▶ What you need to do: Can you transcribe every line exactly and leave the pictures behind?

▶ Data provided:
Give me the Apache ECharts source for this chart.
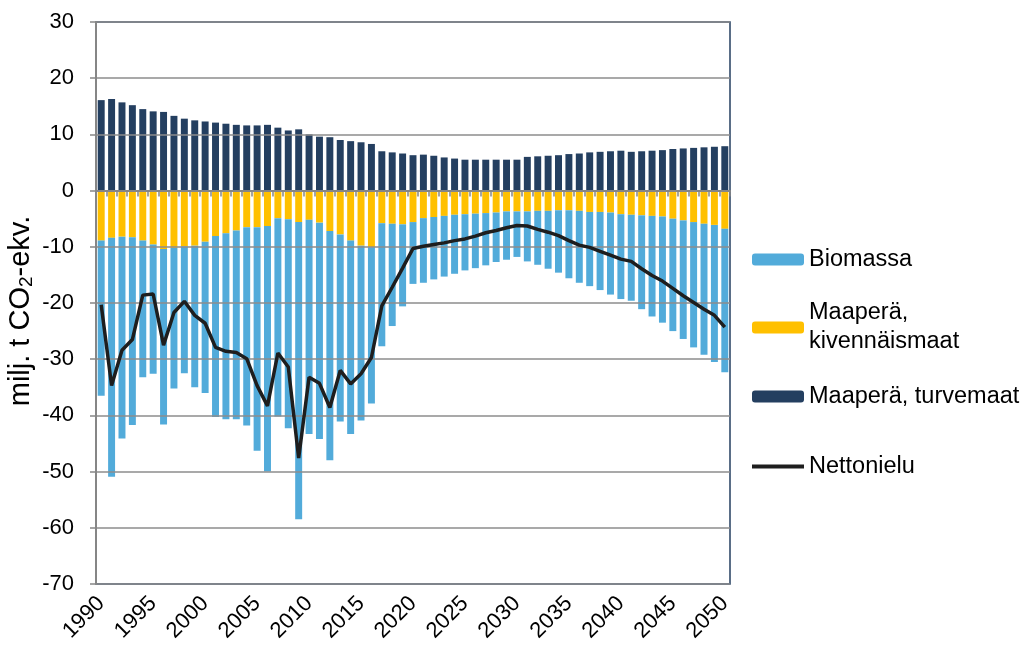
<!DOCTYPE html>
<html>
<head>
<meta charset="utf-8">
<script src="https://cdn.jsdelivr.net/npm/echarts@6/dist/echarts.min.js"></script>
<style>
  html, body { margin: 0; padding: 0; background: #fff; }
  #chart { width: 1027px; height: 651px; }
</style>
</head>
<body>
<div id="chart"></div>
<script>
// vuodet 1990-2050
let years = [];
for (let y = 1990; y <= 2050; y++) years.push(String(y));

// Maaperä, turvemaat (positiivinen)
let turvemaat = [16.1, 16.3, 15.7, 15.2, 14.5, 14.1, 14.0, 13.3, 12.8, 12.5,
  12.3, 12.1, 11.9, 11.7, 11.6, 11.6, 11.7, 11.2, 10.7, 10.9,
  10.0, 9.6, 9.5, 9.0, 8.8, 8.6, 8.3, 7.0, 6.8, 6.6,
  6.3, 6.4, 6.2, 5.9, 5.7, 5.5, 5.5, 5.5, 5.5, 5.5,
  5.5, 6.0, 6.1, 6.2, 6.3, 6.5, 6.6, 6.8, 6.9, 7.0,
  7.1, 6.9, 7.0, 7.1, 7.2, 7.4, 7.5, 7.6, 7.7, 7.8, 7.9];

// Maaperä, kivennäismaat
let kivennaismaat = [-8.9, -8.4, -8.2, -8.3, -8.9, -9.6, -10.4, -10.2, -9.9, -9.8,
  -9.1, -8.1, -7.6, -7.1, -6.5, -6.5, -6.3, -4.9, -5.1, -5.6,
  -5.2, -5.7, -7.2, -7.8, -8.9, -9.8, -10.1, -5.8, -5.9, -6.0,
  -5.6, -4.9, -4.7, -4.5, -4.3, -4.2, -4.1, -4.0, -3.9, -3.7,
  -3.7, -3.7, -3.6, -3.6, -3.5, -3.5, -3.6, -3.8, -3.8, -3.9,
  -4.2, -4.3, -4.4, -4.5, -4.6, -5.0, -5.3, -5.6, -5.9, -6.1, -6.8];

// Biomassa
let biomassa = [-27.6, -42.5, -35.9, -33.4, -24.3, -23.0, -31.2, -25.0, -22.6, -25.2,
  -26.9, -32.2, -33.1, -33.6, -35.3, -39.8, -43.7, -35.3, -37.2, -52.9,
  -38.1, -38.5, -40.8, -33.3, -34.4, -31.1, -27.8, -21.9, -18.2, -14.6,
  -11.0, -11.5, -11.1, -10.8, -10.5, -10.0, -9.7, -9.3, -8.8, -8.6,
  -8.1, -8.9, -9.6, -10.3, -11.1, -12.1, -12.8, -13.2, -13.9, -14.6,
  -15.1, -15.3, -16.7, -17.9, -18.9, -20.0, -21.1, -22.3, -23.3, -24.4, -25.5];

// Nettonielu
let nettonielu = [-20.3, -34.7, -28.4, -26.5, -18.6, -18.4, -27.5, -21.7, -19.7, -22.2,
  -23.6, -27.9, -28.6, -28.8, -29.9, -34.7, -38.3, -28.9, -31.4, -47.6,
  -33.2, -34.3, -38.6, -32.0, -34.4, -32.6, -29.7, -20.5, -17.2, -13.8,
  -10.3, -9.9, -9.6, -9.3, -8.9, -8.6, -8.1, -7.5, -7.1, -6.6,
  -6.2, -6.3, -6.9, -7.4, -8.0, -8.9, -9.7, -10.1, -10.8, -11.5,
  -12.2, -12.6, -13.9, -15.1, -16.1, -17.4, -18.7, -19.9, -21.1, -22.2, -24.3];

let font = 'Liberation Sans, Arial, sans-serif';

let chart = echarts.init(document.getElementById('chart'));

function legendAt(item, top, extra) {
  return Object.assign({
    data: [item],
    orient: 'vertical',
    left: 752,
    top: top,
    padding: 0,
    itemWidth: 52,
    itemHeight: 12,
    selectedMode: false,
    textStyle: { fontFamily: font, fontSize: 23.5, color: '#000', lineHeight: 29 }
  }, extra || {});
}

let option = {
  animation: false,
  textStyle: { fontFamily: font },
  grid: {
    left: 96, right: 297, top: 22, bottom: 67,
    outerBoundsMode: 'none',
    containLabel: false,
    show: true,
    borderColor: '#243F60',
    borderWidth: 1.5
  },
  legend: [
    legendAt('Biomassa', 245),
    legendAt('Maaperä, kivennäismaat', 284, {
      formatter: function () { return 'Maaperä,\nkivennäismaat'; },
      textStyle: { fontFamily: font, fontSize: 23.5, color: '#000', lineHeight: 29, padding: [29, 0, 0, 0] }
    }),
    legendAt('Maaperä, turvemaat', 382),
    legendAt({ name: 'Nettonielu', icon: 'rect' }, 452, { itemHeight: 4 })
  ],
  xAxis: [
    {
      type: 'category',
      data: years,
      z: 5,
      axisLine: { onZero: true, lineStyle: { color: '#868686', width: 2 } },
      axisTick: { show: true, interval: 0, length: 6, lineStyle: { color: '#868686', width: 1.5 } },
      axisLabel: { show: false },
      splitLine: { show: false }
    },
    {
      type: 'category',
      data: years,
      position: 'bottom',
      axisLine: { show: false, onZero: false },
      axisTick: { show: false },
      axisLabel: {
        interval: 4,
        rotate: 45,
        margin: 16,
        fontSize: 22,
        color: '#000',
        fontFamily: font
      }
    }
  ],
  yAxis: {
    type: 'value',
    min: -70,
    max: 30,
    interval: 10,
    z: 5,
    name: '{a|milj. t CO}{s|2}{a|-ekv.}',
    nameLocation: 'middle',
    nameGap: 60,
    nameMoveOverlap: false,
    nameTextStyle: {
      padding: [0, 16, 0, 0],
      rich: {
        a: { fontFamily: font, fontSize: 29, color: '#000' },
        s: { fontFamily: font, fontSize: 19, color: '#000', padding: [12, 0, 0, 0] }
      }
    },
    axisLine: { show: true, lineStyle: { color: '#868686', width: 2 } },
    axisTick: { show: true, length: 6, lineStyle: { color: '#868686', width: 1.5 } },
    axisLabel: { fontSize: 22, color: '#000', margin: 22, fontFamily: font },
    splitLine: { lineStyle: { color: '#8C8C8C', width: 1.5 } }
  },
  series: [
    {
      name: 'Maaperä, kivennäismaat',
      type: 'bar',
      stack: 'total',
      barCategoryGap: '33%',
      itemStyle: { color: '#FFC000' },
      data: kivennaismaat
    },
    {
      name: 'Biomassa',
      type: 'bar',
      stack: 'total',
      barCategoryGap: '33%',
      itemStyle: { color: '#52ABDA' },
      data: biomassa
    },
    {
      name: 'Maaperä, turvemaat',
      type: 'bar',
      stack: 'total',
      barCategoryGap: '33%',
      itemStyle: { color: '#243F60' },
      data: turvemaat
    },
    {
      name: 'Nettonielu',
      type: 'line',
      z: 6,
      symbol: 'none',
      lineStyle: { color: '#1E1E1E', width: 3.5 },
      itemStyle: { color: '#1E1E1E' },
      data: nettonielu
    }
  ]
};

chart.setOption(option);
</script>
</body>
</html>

▶ Written reply:
Give me the Apache ECharts source for this chart.
<!DOCTYPE html>
<html>
<head>
<meta charset="utf-8">
<script src="https://cdn.jsdelivr.net/npm/echarts@6/dist/echarts.min.js"></script>
<style>
  html, body { margin: 0; padding: 0; background: #fff; }
  #chart { width: 1027px; height: 651px; }
</style>
</head>
<body>
<div id="chart"></div>
<script>
// vuodet 1990-2050
let years = [];
for (let y = 1990; y <= 2050; y++) years.push(String(y));

// Maaperä, turvemaat (positiivinen)
let turvemaat = [16.1, 16.3, 15.7, 15.2, 14.5, 14.1, 14.0, 13.3, 12.8, 12.5,
  12.3, 12.1, 11.9, 11.7, 11.6, 11.6, 11.7, 11.2, 10.7, 10.9,
  10.0, 9.6, 9.5, 9.0, 8.8, 8.6, 8.3, 7.0, 6.8, 6.6,
  6.3, 6.4, 6.2, 5.9, 5.7, 5.5, 5.5, 5.5, 5.5, 5.5,
  5.5, 6.0, 6.1, 6.2, 6.3, 6.5, 6.6, 6.8, 6.9, 7.0,
  7.1, 6.9, 7.0, 7.1, 7.2, 7.4, 7.5, 7.6, 7.7, 7.8, 7.9];

// Maaperä, kivennäismaat
let kivennaismaat = [-8.9, -8.4, -8.2, -8.3, -8.9, -9.6, -10.4, -10.2, -9.9, -9.8,
  -9.1, -8.1, -7.6, -7.1, -6.5, -6.5, -6.3, -4.9, -5.1, -5.6,
  -5.2, -5.7, -7.2, -7.8, -8.9, -9.8, -10.1, -5.8, -5.9, -6.0,
  -5.6, -4.9, -4.7, -4.5, -4.3, -4.2, -4.1, -4.0, -3.9, -3.7,
  -3.7, -3.7, -3.6, -3.6, -3.5, -3.5, -3.6, -3.8, -3.8, -3.9,
  -4.2, -4.3, -4.4, -4.5, -4.6, -5.0, -5.3, -5.6, -5.9, -6.1, -6.8];

// Biomassa
let biomassa = [-27.6, -42.5, -35.9, -33.4, -24.3, -23.0, -31.2, -25.0, -22.6, -25.2,
  -26.9, -32.2, -33.1, -33.6, -35.3, -39.8, -43.7, -35.3, -37.2, -52.9,
  -38.1, -38.5, -40.8, -33.3, -34.4, -31.1, -27.8, -21.9, -18.2, -14.6,
  -11.0, -11.5, -11.1, -10.8, -10.5, -10.0, -9.7, -9.3, -8.8, -8.6,
  -8.1, -8.9, -9.6, -10.3, -11.1, -12.1, -12.8, -13.2, -13.9, -14.6,
  -15.1, -15.3, -16.7, -17.9, -18.9, -20.0, -21.1, -22.3, -23.3, -24.4, -25.5];

// Nettonielu
let nettonielu = [-20.3, -34.7, -28.4, -26.5, -18.6, -18.4, -27.5, -21.7, -19.7, -22.2,
  -23.6, -27.9, -28.6, -28.8, -29.9, -34.7, -38.3, -28.9, -31.4, -47.6,
  -33.2, -34.3, -38.6, -32.0, -34.4, -32.6, -29.7, -20.5, -17.2, -13.8,
  -10.3, -9.9, -9.6, -9.3, -8.9, -8.6, -8.1, -7.5, -7.1, -6.6,
  -6.2, -6.3, -6.9, -7.4, -8.0, -8.9, -9.7, -10.1, -10.8, -11.5,
  -12.2, -12.6, -13.9, -15.1, -16.1, -17.4, -18.7, -19.9, -21.1, -22.2, -24.3];

let font = 'Liberation Sans, Arial, sans-serif';

let chart = echarts.init(document.getElementById('chart'));

function legendAt(item, top, extra) {
  return Object.assign({
    data: [item],
    orient: 'vertical',
    left: 752,
    top: top,
    padding: 0,
    itemWidth: 52,
    itemHeight: 12,
    selectedMode: false,
    textStyle: { fontFamily: font, fontSize: 23.5, color: '#000', lineHeight: 29 }
  }, extra || {});
}

let option = {
  animation: false,
  textStyle: { fontFamily: font },
  grid: {
    left: 96, right: 297, top: 22, bottom: 67,
    outerBoundsMode: 'none',
    containLabel: false,
    show: true,
    borderColor: '#243F60',
    borderWidth: 1.5
  },
  legend: [
    legendAt('Biomassa', 245),
    legendAt('Maaperä, kivennäismaat', 284, {
      formatter: function () { return 'Maaperä,\nkivennäismaat'; },
      textStyle: { fontFamily: font, fontSize: 23.5, color: '#000', lineHeight: 29, padding: [29, 0, 0, 0] }
    }),
    legendAt('Maaperä, turvemaat', 382),
    legendAt({ name: 'Nettonielu', icon: 'rect' }, 452, { itemHeight: 4 })
  ],
  xAxis: [
    {
      type: 'category',
      data: years,
      z: 5,
      axisLine: { onZero: true, lineStyle: { color: '#868686', width: 2 } },
      axisTick: { show: true, interval: 0, length: 6, lineStyle: { color: '#868686', width: 1.5 } },
      axisLabel: { show: false },
      splitLine: { show: false }
    },
    {
      type: 'category',
      data: years,
      position: 'bottom',
      axisLine: { show: false, onZero: false },
      axisTick: { show: false },
      axisLabel: {
        interval: 4,
        rotate: 45,
        margin: 16,
        fontSize: 22,
        color: '#000',
        fontFamily: font
      }
    }
  ],
  yAxis: {
    type: 'value',
    min: -70,
    max: 30,
    interval: 10,
    z: 5,
    name: '{a|milj. t CO}{s|2}{a|-ekv.}',
    nameLocation: 'middle',
    nameGap: 60,
    nameMoveOverlap: false,
    nameTextStyle: {
      padding: [0, 16, 0, 0],
      rich: {
        a: { fontFamily: font, fontSize: 29, color: '#000' },
        s: { fontFamily: font, fontSize: 19, color: '#000', padding: [12, 0, 0, 0] }
      }
    },
    axisLine: { show: true, lineStyle: { color: '#868686', width: 2 } },
    axisTick: { show: true, length: 6, lineStyle: { color: '#868686', width: 1.5 } },
    axisLabel: { fontSize: 22, color: '#000', margin: 22, fontFamily: font },
    splitLine: { lineStyle: { color: '#8C8C8C', width: 1.5 } }
  },
  series: [
    {
      name: 'Maaperä, kivennäismaat',
      type: 'bar',
      stack: 'total',
      barCategoryGap: '33%',
      itemStyle: { color: '#FFC000' },
      data: kivennaismaat
    },
    {
      name: 'Biomassa',
      type: 'bar',
      stack: 'total',
      barCategoryGap: '33%',
      itemStyle: { color: '#52ABDA' },
      data: biomassa
    },
    {
      name: 'Maaperä, turvemaat',
      type: 'bar',
      stack: 'total',
      barCategoryGap: '33%',
      itemStyle: { color: '#243F60' },
      data: turvemaat
    },
    {
      name: 'Nettonielu',
      type: 'line',
      z: 6,
      symbol: 'none',
      lineStyle: { color: '#1E1E1E', width: 3.5 },
      itemStyle: { color: '#1E1E1E' },
      data: nettonielu
    }
  ]
};

chart.setOption(option);
</script>
</body>
</html>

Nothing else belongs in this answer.